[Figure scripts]
[start]

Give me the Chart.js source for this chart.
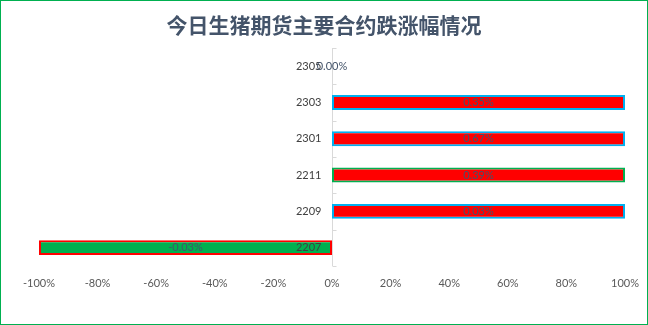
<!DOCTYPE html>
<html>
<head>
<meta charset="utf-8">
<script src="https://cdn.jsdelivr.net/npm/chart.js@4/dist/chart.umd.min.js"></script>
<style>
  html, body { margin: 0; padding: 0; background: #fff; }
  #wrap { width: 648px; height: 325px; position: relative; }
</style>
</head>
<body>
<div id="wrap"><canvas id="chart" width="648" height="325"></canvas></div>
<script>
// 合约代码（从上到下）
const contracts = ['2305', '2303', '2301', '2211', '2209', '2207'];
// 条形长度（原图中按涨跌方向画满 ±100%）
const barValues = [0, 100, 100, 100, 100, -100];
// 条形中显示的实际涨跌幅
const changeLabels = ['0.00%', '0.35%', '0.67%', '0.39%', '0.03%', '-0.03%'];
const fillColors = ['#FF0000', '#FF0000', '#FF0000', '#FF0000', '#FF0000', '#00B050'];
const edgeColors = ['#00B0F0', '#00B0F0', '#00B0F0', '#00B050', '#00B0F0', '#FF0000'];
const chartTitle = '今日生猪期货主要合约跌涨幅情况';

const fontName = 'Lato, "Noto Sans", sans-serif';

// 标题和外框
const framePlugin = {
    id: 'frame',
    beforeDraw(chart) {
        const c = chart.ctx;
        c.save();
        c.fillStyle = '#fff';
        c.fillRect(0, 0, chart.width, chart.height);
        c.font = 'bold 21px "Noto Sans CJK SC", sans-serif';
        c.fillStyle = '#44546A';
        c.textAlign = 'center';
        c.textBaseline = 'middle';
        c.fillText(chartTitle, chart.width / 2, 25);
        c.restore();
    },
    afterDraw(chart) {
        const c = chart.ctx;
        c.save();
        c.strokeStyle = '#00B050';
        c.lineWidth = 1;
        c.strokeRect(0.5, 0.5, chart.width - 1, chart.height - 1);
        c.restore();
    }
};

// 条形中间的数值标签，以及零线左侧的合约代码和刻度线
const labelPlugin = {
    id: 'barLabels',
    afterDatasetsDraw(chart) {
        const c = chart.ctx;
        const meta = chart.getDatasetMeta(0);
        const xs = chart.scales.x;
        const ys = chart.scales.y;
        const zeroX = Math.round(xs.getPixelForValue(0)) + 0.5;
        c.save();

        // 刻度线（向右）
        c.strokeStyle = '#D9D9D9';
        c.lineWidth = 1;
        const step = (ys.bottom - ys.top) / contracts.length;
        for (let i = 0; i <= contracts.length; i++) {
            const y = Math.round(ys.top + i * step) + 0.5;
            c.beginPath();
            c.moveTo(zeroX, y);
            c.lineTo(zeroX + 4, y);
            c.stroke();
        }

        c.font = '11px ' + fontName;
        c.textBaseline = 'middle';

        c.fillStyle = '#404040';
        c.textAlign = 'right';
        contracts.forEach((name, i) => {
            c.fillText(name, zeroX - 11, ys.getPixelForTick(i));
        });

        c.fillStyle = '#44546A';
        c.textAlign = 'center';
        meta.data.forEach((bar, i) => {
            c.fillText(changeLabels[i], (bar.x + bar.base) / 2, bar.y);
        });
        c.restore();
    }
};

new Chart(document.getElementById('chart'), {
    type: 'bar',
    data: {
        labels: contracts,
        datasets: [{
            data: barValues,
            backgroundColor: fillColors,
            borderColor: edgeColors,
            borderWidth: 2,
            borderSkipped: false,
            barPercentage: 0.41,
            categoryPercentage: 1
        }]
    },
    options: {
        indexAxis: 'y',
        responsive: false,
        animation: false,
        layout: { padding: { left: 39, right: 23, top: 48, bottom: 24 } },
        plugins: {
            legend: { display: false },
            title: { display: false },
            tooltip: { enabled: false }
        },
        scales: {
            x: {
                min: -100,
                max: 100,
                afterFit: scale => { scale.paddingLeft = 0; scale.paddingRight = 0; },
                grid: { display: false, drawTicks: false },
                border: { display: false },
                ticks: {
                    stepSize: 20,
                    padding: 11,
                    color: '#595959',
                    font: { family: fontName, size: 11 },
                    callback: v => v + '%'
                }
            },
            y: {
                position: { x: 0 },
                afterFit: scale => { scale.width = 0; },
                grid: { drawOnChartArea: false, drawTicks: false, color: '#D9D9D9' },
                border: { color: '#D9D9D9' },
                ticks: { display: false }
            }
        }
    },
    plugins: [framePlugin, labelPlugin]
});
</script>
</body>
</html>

[end]
[start]

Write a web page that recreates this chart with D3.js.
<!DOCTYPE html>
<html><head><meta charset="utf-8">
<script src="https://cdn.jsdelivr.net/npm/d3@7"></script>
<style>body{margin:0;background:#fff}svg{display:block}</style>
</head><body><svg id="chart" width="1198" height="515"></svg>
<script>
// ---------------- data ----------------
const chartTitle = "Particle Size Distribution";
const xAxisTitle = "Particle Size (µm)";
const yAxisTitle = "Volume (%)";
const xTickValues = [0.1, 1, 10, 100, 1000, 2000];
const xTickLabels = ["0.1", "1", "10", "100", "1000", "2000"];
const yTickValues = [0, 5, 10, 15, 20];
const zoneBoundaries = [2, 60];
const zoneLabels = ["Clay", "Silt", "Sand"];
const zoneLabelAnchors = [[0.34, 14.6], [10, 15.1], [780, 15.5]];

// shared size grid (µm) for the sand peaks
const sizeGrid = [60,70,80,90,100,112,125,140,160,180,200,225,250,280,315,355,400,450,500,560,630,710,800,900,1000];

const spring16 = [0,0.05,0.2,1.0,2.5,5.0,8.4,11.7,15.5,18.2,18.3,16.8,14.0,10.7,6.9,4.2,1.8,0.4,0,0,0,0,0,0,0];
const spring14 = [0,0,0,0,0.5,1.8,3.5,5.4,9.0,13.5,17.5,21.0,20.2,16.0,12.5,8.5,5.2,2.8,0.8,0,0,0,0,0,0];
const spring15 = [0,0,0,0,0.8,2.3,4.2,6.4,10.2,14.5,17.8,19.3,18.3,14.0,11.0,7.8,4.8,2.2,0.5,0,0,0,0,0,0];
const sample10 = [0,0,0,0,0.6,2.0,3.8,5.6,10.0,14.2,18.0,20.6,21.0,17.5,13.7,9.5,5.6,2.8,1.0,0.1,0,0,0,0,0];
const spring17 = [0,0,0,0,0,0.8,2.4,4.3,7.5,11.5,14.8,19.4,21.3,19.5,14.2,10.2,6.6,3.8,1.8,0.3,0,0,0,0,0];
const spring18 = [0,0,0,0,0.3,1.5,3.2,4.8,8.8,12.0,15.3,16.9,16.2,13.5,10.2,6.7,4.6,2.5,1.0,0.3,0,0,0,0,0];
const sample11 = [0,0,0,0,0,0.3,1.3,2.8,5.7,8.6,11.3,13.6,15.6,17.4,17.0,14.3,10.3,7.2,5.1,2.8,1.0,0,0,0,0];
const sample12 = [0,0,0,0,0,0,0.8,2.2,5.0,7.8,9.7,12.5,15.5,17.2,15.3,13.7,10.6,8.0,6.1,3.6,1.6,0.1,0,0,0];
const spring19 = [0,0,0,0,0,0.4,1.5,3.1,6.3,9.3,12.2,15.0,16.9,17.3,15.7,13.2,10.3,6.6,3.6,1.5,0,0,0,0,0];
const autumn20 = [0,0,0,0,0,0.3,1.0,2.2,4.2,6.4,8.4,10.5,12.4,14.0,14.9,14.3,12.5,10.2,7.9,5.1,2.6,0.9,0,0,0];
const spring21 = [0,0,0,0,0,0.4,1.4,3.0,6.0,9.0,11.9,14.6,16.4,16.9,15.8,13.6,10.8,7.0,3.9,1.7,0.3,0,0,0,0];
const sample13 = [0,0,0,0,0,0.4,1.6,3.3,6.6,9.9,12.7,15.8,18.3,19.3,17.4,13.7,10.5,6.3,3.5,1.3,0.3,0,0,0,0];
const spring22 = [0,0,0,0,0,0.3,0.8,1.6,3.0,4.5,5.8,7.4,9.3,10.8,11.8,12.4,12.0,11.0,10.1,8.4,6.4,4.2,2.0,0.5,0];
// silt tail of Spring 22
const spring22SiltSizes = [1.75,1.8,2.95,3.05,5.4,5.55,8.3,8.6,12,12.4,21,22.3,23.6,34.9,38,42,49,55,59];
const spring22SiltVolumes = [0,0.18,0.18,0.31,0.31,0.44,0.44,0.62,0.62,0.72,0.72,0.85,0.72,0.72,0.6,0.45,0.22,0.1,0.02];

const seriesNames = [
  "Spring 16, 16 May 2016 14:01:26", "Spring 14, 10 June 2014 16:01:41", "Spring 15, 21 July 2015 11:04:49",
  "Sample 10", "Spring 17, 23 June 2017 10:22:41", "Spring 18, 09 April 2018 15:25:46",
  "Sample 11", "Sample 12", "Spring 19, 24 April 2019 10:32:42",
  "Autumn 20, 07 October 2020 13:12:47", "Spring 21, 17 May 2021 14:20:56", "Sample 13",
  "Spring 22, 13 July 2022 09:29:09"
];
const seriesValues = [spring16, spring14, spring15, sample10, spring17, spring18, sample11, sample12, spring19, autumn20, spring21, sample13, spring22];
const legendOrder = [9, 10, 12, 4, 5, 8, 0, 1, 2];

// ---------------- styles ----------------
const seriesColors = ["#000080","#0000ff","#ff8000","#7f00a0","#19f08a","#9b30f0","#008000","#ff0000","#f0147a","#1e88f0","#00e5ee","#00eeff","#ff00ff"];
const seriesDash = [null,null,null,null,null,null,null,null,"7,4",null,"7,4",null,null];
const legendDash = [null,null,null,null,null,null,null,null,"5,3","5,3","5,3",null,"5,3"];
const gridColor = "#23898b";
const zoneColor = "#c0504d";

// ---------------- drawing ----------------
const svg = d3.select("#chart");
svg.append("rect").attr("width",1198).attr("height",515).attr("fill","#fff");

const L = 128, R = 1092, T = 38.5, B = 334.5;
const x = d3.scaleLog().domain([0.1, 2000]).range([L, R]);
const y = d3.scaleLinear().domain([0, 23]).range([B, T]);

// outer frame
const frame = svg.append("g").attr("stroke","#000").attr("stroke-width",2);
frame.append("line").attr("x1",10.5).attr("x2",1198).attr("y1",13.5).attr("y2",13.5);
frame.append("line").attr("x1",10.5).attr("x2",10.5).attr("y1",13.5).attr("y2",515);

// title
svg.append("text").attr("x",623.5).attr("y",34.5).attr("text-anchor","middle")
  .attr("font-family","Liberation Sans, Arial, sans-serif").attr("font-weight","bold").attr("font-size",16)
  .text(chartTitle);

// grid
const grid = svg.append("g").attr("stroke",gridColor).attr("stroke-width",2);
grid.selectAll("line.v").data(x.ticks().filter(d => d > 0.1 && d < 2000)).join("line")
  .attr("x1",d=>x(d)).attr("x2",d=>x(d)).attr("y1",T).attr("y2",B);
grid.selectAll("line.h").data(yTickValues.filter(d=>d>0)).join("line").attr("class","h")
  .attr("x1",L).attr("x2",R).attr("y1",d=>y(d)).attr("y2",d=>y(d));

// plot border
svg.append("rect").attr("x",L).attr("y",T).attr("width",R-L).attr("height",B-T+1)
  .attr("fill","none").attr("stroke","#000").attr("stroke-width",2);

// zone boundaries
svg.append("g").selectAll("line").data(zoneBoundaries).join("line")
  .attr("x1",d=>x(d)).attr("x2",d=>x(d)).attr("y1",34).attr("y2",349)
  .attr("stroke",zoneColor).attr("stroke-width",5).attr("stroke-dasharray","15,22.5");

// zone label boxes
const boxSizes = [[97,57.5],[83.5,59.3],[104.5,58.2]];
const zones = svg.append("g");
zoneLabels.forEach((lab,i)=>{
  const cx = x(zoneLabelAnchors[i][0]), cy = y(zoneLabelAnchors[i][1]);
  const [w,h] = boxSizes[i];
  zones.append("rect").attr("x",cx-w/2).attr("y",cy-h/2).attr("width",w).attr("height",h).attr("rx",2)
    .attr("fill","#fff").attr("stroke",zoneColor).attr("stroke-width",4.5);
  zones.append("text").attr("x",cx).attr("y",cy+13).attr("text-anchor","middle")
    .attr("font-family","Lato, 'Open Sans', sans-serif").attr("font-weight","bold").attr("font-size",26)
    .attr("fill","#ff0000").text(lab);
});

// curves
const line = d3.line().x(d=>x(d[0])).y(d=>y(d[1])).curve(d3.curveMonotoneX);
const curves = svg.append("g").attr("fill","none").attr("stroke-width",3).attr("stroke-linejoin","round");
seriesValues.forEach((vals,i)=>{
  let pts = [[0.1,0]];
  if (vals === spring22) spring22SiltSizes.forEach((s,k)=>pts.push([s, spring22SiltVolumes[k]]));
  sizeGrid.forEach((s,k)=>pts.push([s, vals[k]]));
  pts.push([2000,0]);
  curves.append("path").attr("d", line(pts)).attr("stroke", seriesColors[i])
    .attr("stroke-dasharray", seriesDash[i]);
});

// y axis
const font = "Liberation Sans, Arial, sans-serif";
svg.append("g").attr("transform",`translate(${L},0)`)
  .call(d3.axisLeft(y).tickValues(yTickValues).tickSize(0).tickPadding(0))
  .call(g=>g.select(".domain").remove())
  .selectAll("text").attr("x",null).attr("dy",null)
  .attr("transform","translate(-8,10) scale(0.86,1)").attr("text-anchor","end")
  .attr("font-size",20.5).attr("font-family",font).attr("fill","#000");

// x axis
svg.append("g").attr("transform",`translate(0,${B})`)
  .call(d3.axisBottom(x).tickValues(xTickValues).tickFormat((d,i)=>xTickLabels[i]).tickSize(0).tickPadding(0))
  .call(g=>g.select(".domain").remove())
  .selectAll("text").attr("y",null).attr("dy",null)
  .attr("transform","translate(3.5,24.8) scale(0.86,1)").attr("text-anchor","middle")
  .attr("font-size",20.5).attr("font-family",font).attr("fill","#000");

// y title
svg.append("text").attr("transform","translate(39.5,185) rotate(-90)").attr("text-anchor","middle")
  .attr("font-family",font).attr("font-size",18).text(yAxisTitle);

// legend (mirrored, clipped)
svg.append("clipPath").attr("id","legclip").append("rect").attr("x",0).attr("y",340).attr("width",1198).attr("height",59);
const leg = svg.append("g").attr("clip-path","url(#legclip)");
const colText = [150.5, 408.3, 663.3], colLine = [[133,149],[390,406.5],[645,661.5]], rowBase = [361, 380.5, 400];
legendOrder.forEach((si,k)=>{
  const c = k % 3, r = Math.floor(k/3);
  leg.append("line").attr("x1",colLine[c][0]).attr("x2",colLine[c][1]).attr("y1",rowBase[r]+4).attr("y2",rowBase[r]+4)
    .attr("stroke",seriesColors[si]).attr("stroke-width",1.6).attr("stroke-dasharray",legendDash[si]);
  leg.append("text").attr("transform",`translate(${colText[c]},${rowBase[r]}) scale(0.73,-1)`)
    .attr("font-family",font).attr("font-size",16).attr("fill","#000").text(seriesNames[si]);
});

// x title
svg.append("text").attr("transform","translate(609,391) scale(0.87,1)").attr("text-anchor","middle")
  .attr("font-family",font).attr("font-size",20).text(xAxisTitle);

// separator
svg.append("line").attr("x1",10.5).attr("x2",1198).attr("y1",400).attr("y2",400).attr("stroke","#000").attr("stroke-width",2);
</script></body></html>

[end]

**Goal**
Quote the lines above exactly, starting with the one that has "Give me the Chart.js source for this chart." and ending with the one that has "const chartTitle = '今日生猪期货主要合约跌涨幅情况';"; drop the pictures and include nothing else.

**Written solution**
Give me the Chart.js source for this chart.
<!DOCTYPE html>
<html>
<head>
<meta charset="utf-8">
<script src="https://cdn.jsdelivr.net/npm/chart.js@4/dist/chart.umd.min.js"></script>
<style>
  html, body { margin: 0; padding: 0; background: #fff; }
  #wrap { width: 648px; height: 325px; position: relative; }
</style>
</head>
<body>
<div id="wrap"><canvas id="chart" width="648" height="325"></canvas></div>
<script>
// 合约代码（从上到下）
const contracts = ['2305', '2303', '2301', '2211', '2209', '2207'];
// 条形长度（原图中按涨跌方向画满 ±100%）
const barValues = [0, 100, 100, 100, 100, -100];
// 条形中显示的实际涨跌幅
const changeLabels = ['0.00%', '0.35%', '0.67%', '0.39%', '0.03%', '-0.03%'];
const fillColors = ['#FF0000', '#FF0000', '#FF0000', '#FF0000', '#FF0000', '#00B050'];
const edgeColors = ['#00B0F0', '#00B0F0', '#00B0F0', '#00B050', '#00B0F0', '#FF0000'];
const chartTitle = '今日生猪期货主要合约跌涨幅情况';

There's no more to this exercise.